Publius Sempronius Sophus was a Roman politician and general who achieved the honors of being both consul and censor in his political career, as well as renown for being a talented and well respected jurist.

==Family==
Sempronius was a member of the noble Roman clan of the Sempronii, a gens which had acquired two consulships and four consular tribuneships in the first century of the republic, but had since fallen into obscurity. Sempronius was the first member of the family since 416 BC to acquire a known curule office, but unlike the previous consular Sempronii, who were all patricians, this Sempronius came from a plebeian branch of the gens, as would all consular Sempronii who would follow. His lineage is unknown apart from the fact that his father was also named Publius and his grandfather was named Gaius, but it is known that he had a son, also named Publius Sempronius Sophus, who would himself be consul in 268 BC and Censor in 252 BC.

==Tribune of the Plebs==
In 310 BC, Sempronius attained his first known political position as Tribune of the plebs, and played a major role in the domestic activities of Rome for that year. Indeed, for in that year the censor Appius Claudius Crassus, later to be known as Caecus, refused to abdicate his position despite his 18-month term being completed and the fact that his colleague had himself resigned in accordance to the law. In response to this, Sempronius used his powers as Tribune of the plebs to commence a motion to have Claudius removed from his office of Censor. After reading out loud the Lex Aemilia, the law that restricted the term of the censor to 18 months, and praising the noble intent of the author of the law, Mamercus Aemilius Mamercinus, Sempronius apparently commenced a long speech which denounced Claudius, comparing him to both his infamous ancestor, the decemvir Appius Claudius Crassus and the hated Tarquinius Superbus. After finishing this speech, Sempronius ordered Claudius to be arrested and stripped of his title, and while six of his colleagues supported this measure, the remaining three defended Claudius and vetoed the orders of Sempronius, and therefore Claudius remained in office.

==Consul and Censor==
Sempronius is next mentioned in 304 BC when he was elected consul alongside Publius Sulpicius Saverrio. In this year the Samnites, who had been defeated the previous year, sued for peace from the Romans. The senate were not convinced of the sincerity of this request however as the Samnites had previously used said discussions of treaties to buy time, so they sent Sempronius, who was set to campaign against Samnium anyway, to go to Samnium with an army in order to gauge if the Samnites truly wanted to come to a peace. When he arrived he did indeed come to the conclusion that the Samnites truly strived for peace, so he negotiated a peace treaty with them, finally putting an end to the Second Samnite War, which had been raging for 22 years at this point. The rest of the year was not spent in peace however as there was a war soon after with the Aequi. The Aequi were old enemies of Rome who had sided with the Samnites in the prior war, and even after the Samnites surrendered, the Aequians still refused to submit to Rome, causing war to be declared on them by the Romans. Thus, Sempronius alongside his colleague Sulpicius campaigned against the Aequi, who were extremely disorganized and thus easily crushed. After this victory, the consuls ravaged the Aequian lands, taking and destroying up to 31 Aequian cities within 50 days, almost completely wiping the Aequians and their cities from the map. The consuls then returned to Rome and celebrated Triumphs, though the victories for each are disputed. Livy states that both consuls triumphed over the Aequi but the Fasti Triumphales instead states that only Sempronius celebrated a triumph over the Aequians while Sulpicius earned his for an otherwise unrecorded victory over the Samnites.

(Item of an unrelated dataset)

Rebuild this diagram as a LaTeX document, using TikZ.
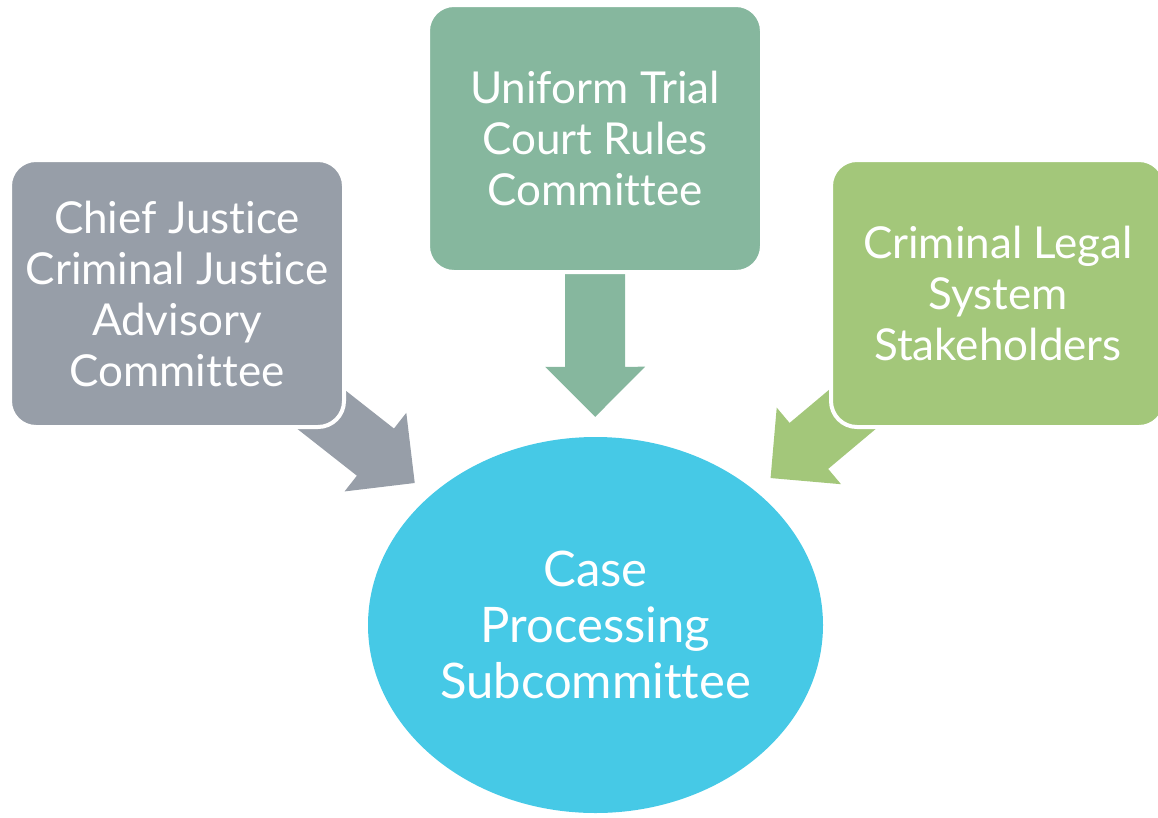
\documentclass[tikz,border=0pt]{standalone}
\usepackage{fontspec}
\setmainfont{Lato}[Ligatures=NoCommon]
\usetikzlibrary{calc,shapes.geometric,backgrounds}
\definecolor{slate}{HTML}{979EA8}
\definecolor{sage}{HTML}{86B79E}
\definecolor{leaf}{HTML}{A3C77A}
\definecolor{sky}{HTML}{46C9E6}
\tikzset{
  panel/.style={rounded corners=26pt, draw=white, line width=4pt,
    minimum width=334pt, minimum height=267pt, inner sep=0pt,
    align=center, text=white, font=\fontsize{44}{51}\selectfont},
  hubnode/.style={ellipse, fill=sky, minimum width=455pt, minimum height=376pt,
    inner sep=0pt, align=center, text=white, font=\fontsize{49}{56}\selectfont}
}
\newcommand{\fatarrow}[3]{%
  \path (#2) -- (#3) coordinate[pos=1] (tipedge);
  \coordinate (tip) at ($(tipedge)!20pt!(#2)$);
  \coordinate (base) at ($(tip)!50pt!(#2)$);
  \fill[#1] ($(#2)!30pt!90:(tip)$) -- ($(base)!30pt!90:(tip)$)
    -- ($(base)!50pt!90:(tip)$) -- (tip) -- ($(base)!50pt!-90:(tip)$)
    -- ($(base)!30pt!-90:(tip)$) -- ($(#2)!30pt!-90:(tip)$) -- cycle;
}
\begin{document}
\begin{tikzpicture}[x=1pt, y=-1pt]
  \useasboundingbox (0,0) rectangle (1158,817);
  \node[hubnode] (hub) at (595.5,625) {Case\\Processing\\Subcommittee};
  \node[panel, fill=slate] (chief) at (177,293.5) {Chief Justice\\Criminal Justice\\Advisory\\Committee};
  \node[panel, fill=sage] (rules) at (595,138.5) {Uniform Trial\\Court Rules\\Committee};
  \node[panel, fill=leaf] (legal) at (998,293.5) {Criminal Legal\\System\\Stakeholders};
  \coordinate (chiefFoot) at ($(chief.south east)!-50pt!(hub)$);
  \coordinate (rulesFoot) at ($(rules.south)!-50pt!(hub)$);
  \coordinate (legalFoot) at ($(legal.south west)!-50pt!(hub)$);
  \begin{scope}[on background layer]
    \fatarrow{slate}{chiefFoot}{hub}
    \fatarrow{sage}{rulesFoot}{hub}
    \fatarrow{leaf}{legalFoot}{hub}
  \end{scope}
\end{tikzpicture}
\end{document}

In 300 BC, Sempronius was himself elected censor, with the other censor being Publius Sulpicius Saverrio, his previous consular partner in 304 BC. In this role, he alongside Sulpicius completed the lustrum the next year and added two more tribes, Aniensis and Terentina, to the Tribal Assembly. In the same year a law was passed which opened the priestly colleges of the Pontifices and Augurs to plebeian membership, with Sempronius being appointed as one of the four new plebeian members of the College of Pontiffs.

==Praetor==
In 296 BC, in the midst of the Third Samnite War, Sempronius was elected as Praetor, a position which though inferior to that of consul, was frequently held by ex consuls at this time. In this year, there was news received in Rome that the Etruscans, who had allied with the Samnites against Rome, had invited the Umbrians and Gauls to join their cause as well. This struck great panic into the senators of Rome, particularly because of the Roman dread of Gauls which originated during the Sack of Rome nearly a century earlier, and thus they ordered that not only should all free men of fighting age take the military oath, but that regiments should be formed from those above optimal fighting age and freedmen. Since both consuls were away from Rome campaigning against the Etruscans, the Senate gave command of this army to Sempronius in his position as praetor, so that he may guard the city. These fears were alleviated however when the Samnite force invading Campania at the time was crushed by one of the consuls, Lucius Volumnius Flamma Violens, causing the Senate to order a joyous thanksgiving in thanks to the consul. Slightly afterwards, the Senate resolved to establish two colonies around Campania to protect the region, ordering the Plebeian tribunes to pass a plebescite to make Sempronius appoint three men to establish the colonies, which was soon done, though there was a dearth of colonists willing to settle in such a war torn territory. This year was the final one in which Sempronius was mentioned by our sources

==Reputation as a jurist and personal life==
In his own time as well as in future centuries, Sempronius was greatly renowned for his knowledge and judicial abilities, for which he acquired his cognomen "Sophus", meaning wise. Despite this however, none of legal activity is recorded. Nothing is known of his personal life with the exception being that he may have been the Publius Sempronius Sophus who divorced his wife for her going to the public games against his will, though that may instead have been his son of the same name.